A goal like "re-check in 5 min" cannot fire: `next_interval_s` only changes the
sleep, then the unchanged-hash gate skips the AI anyway. Fix: when the decider
sets `next_interval_s`, treat the next beat as a **forced re-decide** that
bypasses the unchanged-hash skip exactly once. The AI opts in, so the
level-triggered default is preserved.
## Deferred — needs design, not a quick patch
- [x] **No fairness across goals (starvation).** One move per tick + "most
important move" means a perpetually-changing high-priority goal can starve the
rest. *Done (visibility, not a hard scheduler):* a `sys-goals` system sensor now
surfaces per-goal staleness (`.detail.goals[id].age_s`), stamped by the executor
whenever a move targets a goal.

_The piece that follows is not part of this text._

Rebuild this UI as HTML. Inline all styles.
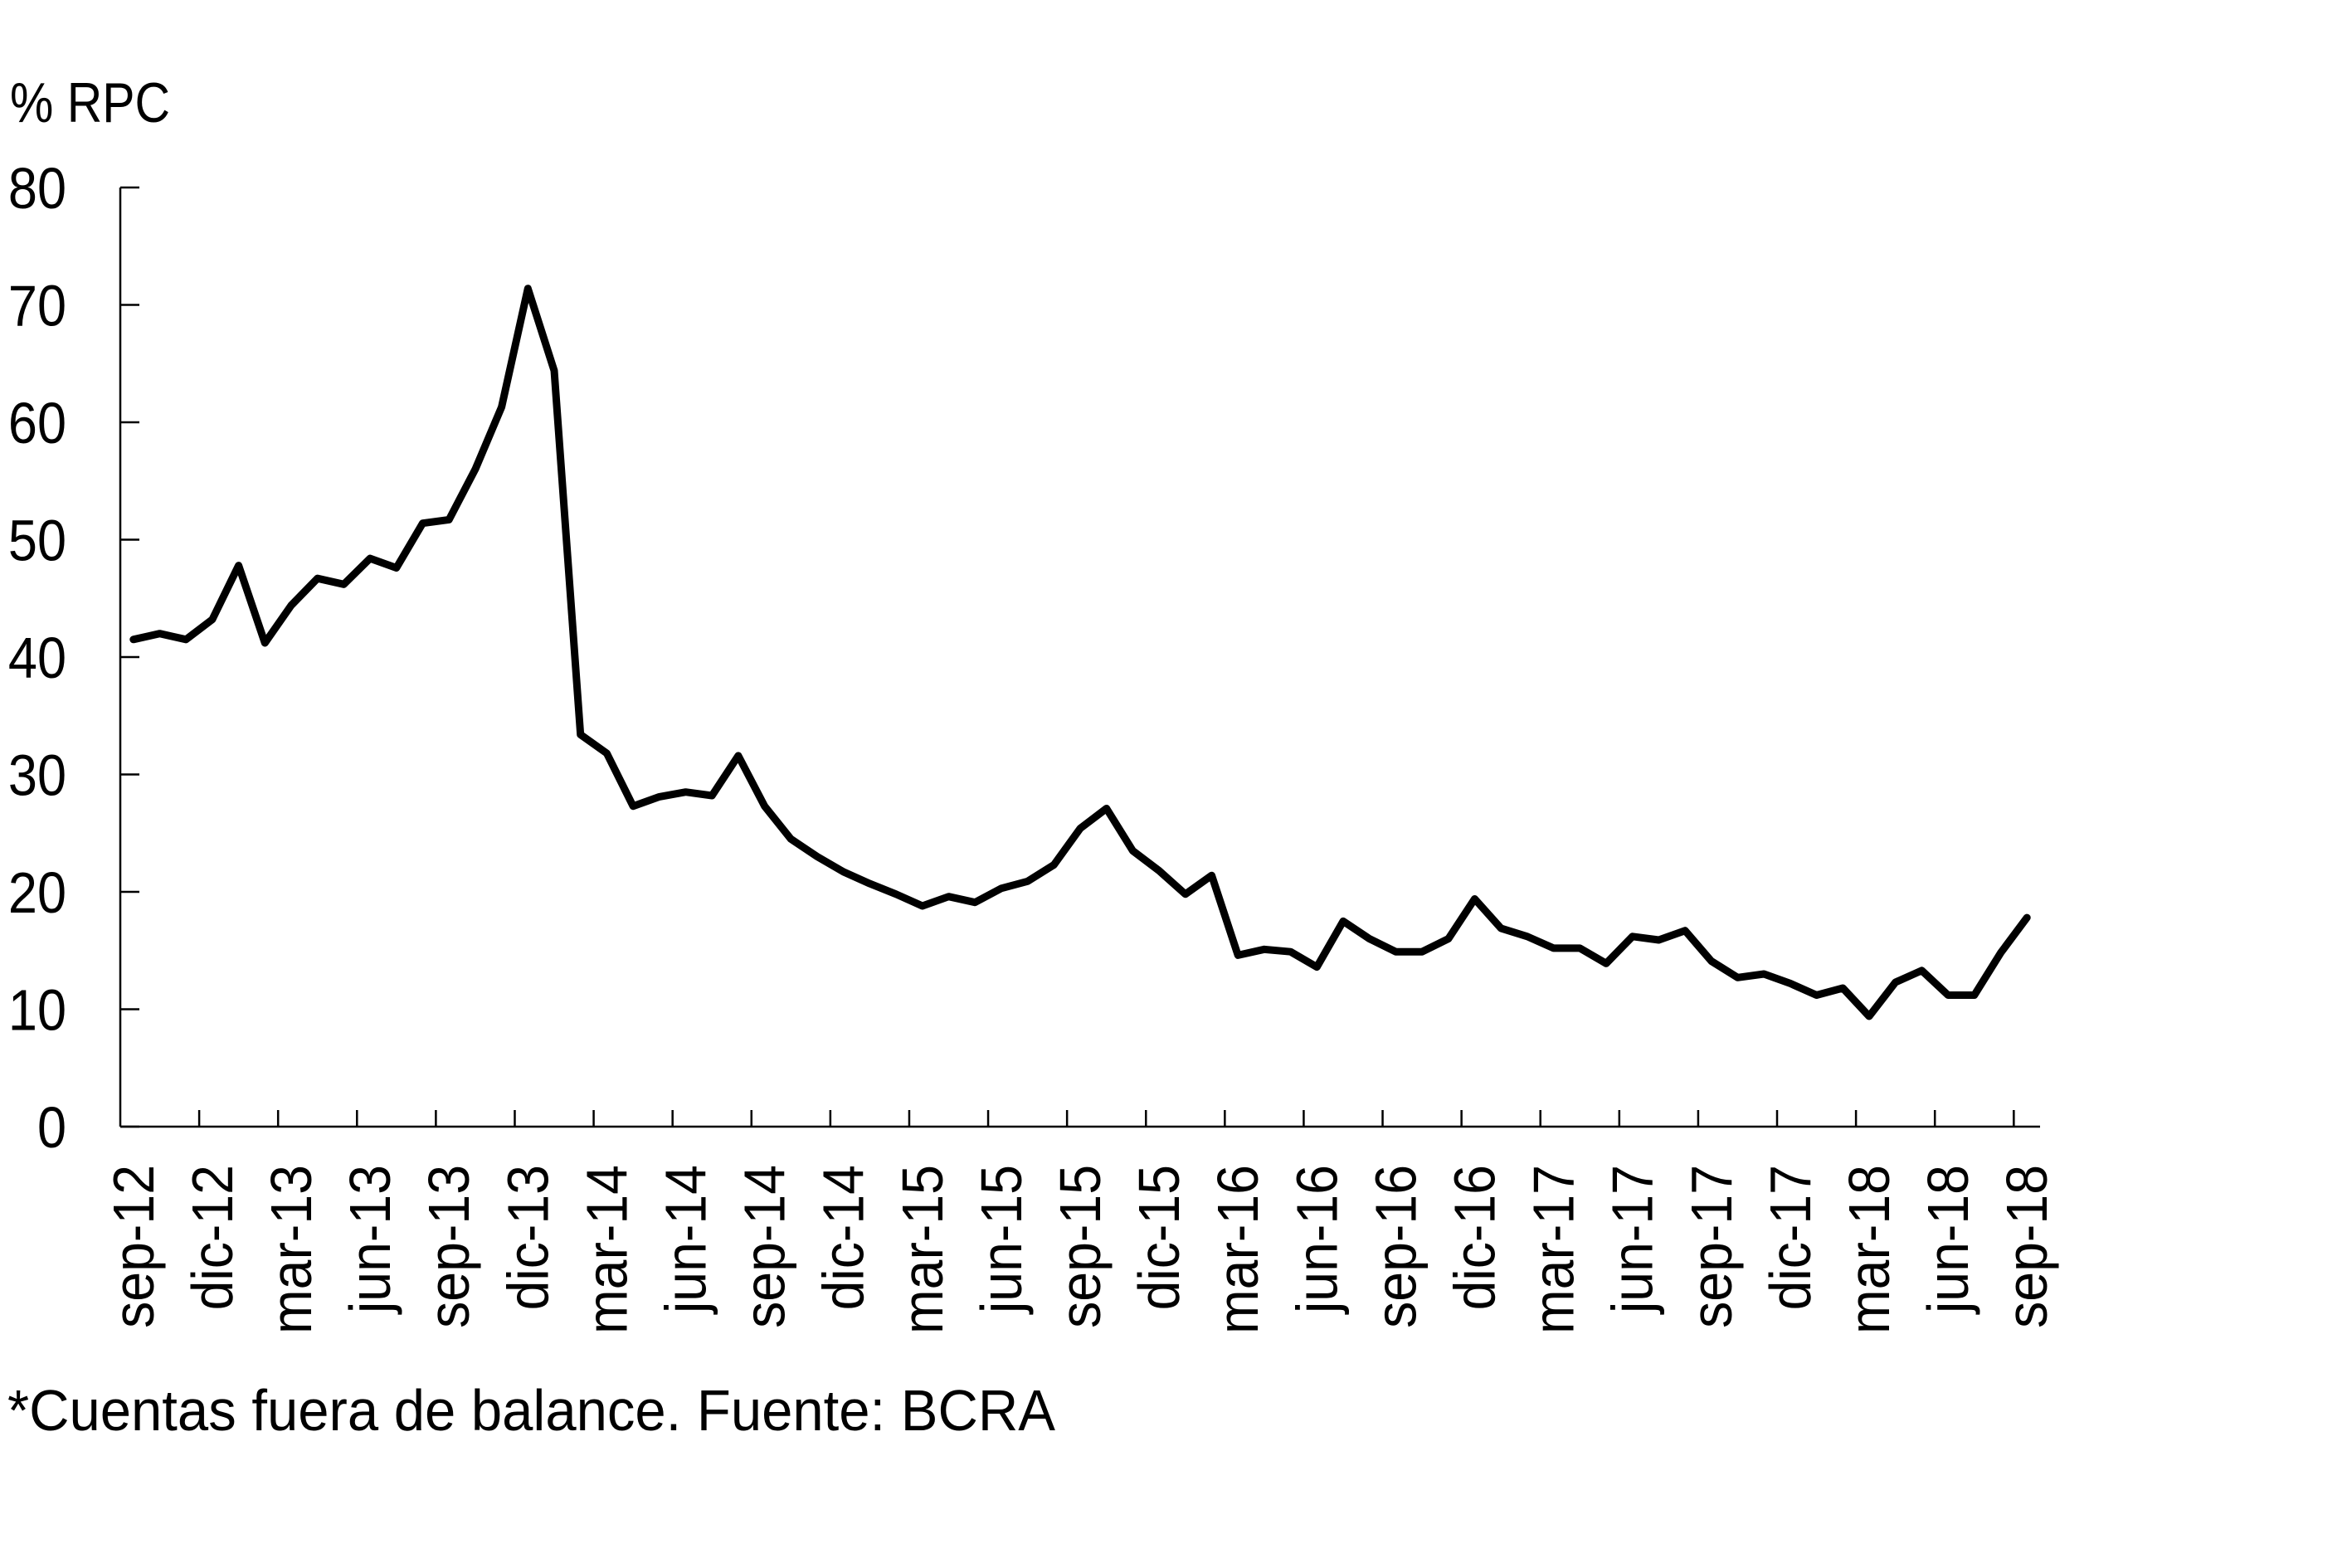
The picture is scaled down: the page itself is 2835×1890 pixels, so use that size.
<!DOCTYPE html>
<html>
<head>
<meta charset="utf-8">
<style>
html,body{margin:0;padding:0;background:#fff;}
svg{display:block;font-family:"Liberation Sans",Arial,sans-serif;}
</style>
</head>
<body>
<svg id="chart" width="2835" height="1890" viewBox="0 0 2835 1890" xmlns="http://www.w3.org/2000/svg">
<rect width="2835" height="1890" fill="#fff"/>
<text x="12" y="147" font-size="68" fill="#000" textLength="193" lengthAdjust="spacingAndGlyphs">% RPC</text>
<g id="axes"></g>
<text x="9" y="1724" font-size="70" fill="#000" textLength="1263" lengthAdjust="spacingAndGlyphs">*Cuentas fuera de balance. Fuente: BCRA</text>
</svg>
<script>
const months = ["sep","oct","nov","dic","ene","feb","mar","abr","may","jun","jul","ago"];
const startYear = 12;
const values = [41.5,42.0,41.5,43.2,47.8,41.2,44.4,46.7,46.2,48.4,47.6,51.4,51.7,56.0,61.3,71.4,64.4,33.4,31.8,27.3,28.1,28.5,28.2,31.6,27.3,24.5,23.0,21.7,20.7,19.8,18.8,19.6,19.1,20.3,20.9,22.3,25.4,27.1,23.5,21.8,19.8,21.4,14.6,15.1,14.9,13.6,17.5,16.0,14.9,14.9,16.0,19.4,16.9,16.2,15.2,15.2,13.9,16.2,15.9,16.7,14.1,12.7,13.0,12.2,11.2,11.8,9.4,12.3,13.3,11.2,11.2,14.8,17.8];
const yTicks = [0,10,20,30,40,50,60,70,80];

const NS = "http://www.w3.org/2000/svg";
const g = document.getElementById("axes");
const X0 = 145, X1 = 2459, Y0 = 1358, Y80 = 226, YMAX = 80;
const n = values.length;
const step = (X1 - X0) / n;
function xScale(i){ return X0 + (i + 0.5) * step; }
function yScale(v){ return Y0 - (v / YMAX) * (Y0 - Y80); }
function mk(tag, attrs){ const e = document.createElementNS(NS, tag); for (const k in attrs) e.setAttribute(k, attrs[k]); return e; }

const yAxis = mk("line", {x1:X0, y1:Y80, x2:X0, y2:Y0, stroke:"#000", "stroke-width":2.5});


g.appendChild(yAxis);
const xAxis = mk("line", {x1:X0, y1:Y0, x2:X1, y2:Y0, stroke:"#000", "stroke-width":2.5});


g.appendChild(xAxis);

yTicks.forEach(t => {
  const y = yScale(t);
  const tk = mk("line", {x1:X0, y1:y, x2:X0+23, y2:y, stroke:"#000", "stroke-width":2.5});
  
  
  g.appendChild(tk);
  const lb = mk("text", {x:0, y:0, "font-size":70, "text-anchor":"end", fill:"#000", transform:`translate(80 ${y+25}) scale(0.9 1)`});
  lb.textContent = t;
  
  
  g.appendChild(lb);
});

for (let i = 0; i < n; i += 3) {
  if (i > 0) {
    const tx = X0 + i * step;
    const tk = mk("line", {x1:tx, y1:Y0, x2:tx, y2:Y0-20, stroke:"#000", "stroke-width":2.5});
    
    
    g.appendChild(tk);
  }
  const cx = xScale(i) + 24;
  const yr = startYear + Math.floor((i + 8) / 12);
  const lb = mk("text", {x:0, y:0, "font-size":70, "text-anchor":"end", fill:"#000", transform:`translate(${cx} 1404) rotate(-90) scale(0.92 1)`});
  lb.textContent = months[i % 12] + "-" + yr;
  
  
  g.appendChild(lb);
}
{
  const tx = X0 + 72 * step;
  const tk = mk("line", {x1:tx, y1:Y0, x2:tx, y2:Y0-20, stroke:"#000", "stroke-width":2.5});
  
  
  g.appendChild(tk);
}

const pts = values.map((v,i) => xScale(i).toFixed(1) + "," + yScale(v).toFixed(1)).join(" ");
const line = mk("polyline", {points:pts, fill:"none", stroke:"#000", "stroke-width":9, "stroke-linejoin":"round", "stroke-linecap":"round"});


g.appendChild(line);
</script>
</body>
</html>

The prompt tells the decider to prefer the
longest-neglected of comparable ready goals. Ages live in `.detail` only, so
they never wake the loop. This keeps RULE 1 (one move/tick) and "the AI judges
importance" intact — it just gives the AI the data to avoid starving a goal
(note: workers run in parallel, so dispatching a neglected goal doesn't block
the others).
- [x] **Budget breaker fails open for non-pi/claude runners.** Cost metering was
hard-wired to pi/claude NDJSON shapes; a custom runner produced no metered cost,
so `max_daily_usd` silently never tripped. *Done:* (1) a custom runner declares
its cost shape via a per-runner `"cost":{type,pointer,mode}` spec, so any runner
can be metered; (2) fail-closed — if a budget is set but the runner stays
unmetered for `UNMETERED_LIMIT` consecutive runs, the breaker opens and skips
the AI (self-heals when the runner/spec signature changes).
- [x] **Claims are advisory only.** Per-goal duplication was already prevented by
the same-id alive guard in `cmd_start_session`; the real gap was the
resource-level lease being a non-atomic `printf > claims/<name>.json` (a
last-writer-wins TOCTOU race a worker could also just skip). *Done:* added
`looop _ claim <name>` / `looop _ unclaim <name>` — an atomic (`O_EXCL`),
liveness-aware test-and-set that exits non-zero when a LIVE session holds the
lease and reclaims a stale one. The worker CONTRACT now uses it instead of raw
file ops, so the lease is a real mutex. (looop still can't pre-know an
arbitrary worker-chosen resource name, so enforcement is at the claim primitive,
not at spawn — which is the right layer.)
- [x] **`current_exe` re-exec fragility.** The detached supervisor re-execs the
running binary; an upgrade / `nix gc` / move during a long-lived pulse could
leave `current_exe` pointing at a stale or deleted inode. Fixed upstream in
babysit 0.12.0 (yusukeshib/babysit#30): the supervisor re-exec prefers
`/proc/self/exe` on Linux (the kernel keeps it valid even after the binary is
replaced/unlinked) and exposes `Babysit::with_supervisor_exe` for an embedder
to pin a stable path. looop consumes it by bumping the dependency; on Linux the
pulse now survives its own binary being upgraded mid-run. (macOS has no
`/proc/self/exe` equivalent, so it keeps `current_exe()` — an inherent OS limit,
mitigated in practice by nix GC rooting live processes' executables.)
- [x] **Single-instance lock liveness.** Replaced the mkdir-lock + PID-liveness
check with a `flock(2)` on `<data>/.lock/lock`: the kernel releases it when the
pulse dies for any reason, so there is no stale lock to reclaim and no PID-reuse
false positive that could wedge the next start. `looop status` reads liveness
the same way. (NFS, where flock is unreliable, remains a caveat.)
- [x] **`content_hash` is a hand-rolled FNV-style hash** — *won't fix (the current
choice is correct).* It's used only for change-detection (`world_hash` vs the
last beat), not security; a 128-bit FNV-1a collision is astronomically unlikely
and self-heals on the next real change. Crucially it must stay STABLE across
restarts/upgrades because `.last-tick-hash` is persisted — std `DefaultHasher`
(SipHash) has no cross-version stability guarantee, and pulling in `sha2`/etc.
is an unnecessary dependency for zero benefit. The bespoke FNV is the right call.
---
## Out of scope (deliberately not addressed here)
The original review's **security** findings were set aside by request and remain
open: `run_shell` executes an LLM-chosen command with no gate; the decider can
rewrite its own guardrails via `write_playbook`; the default runner bypasses
permission prompts. Track these separately if/when security is in scope.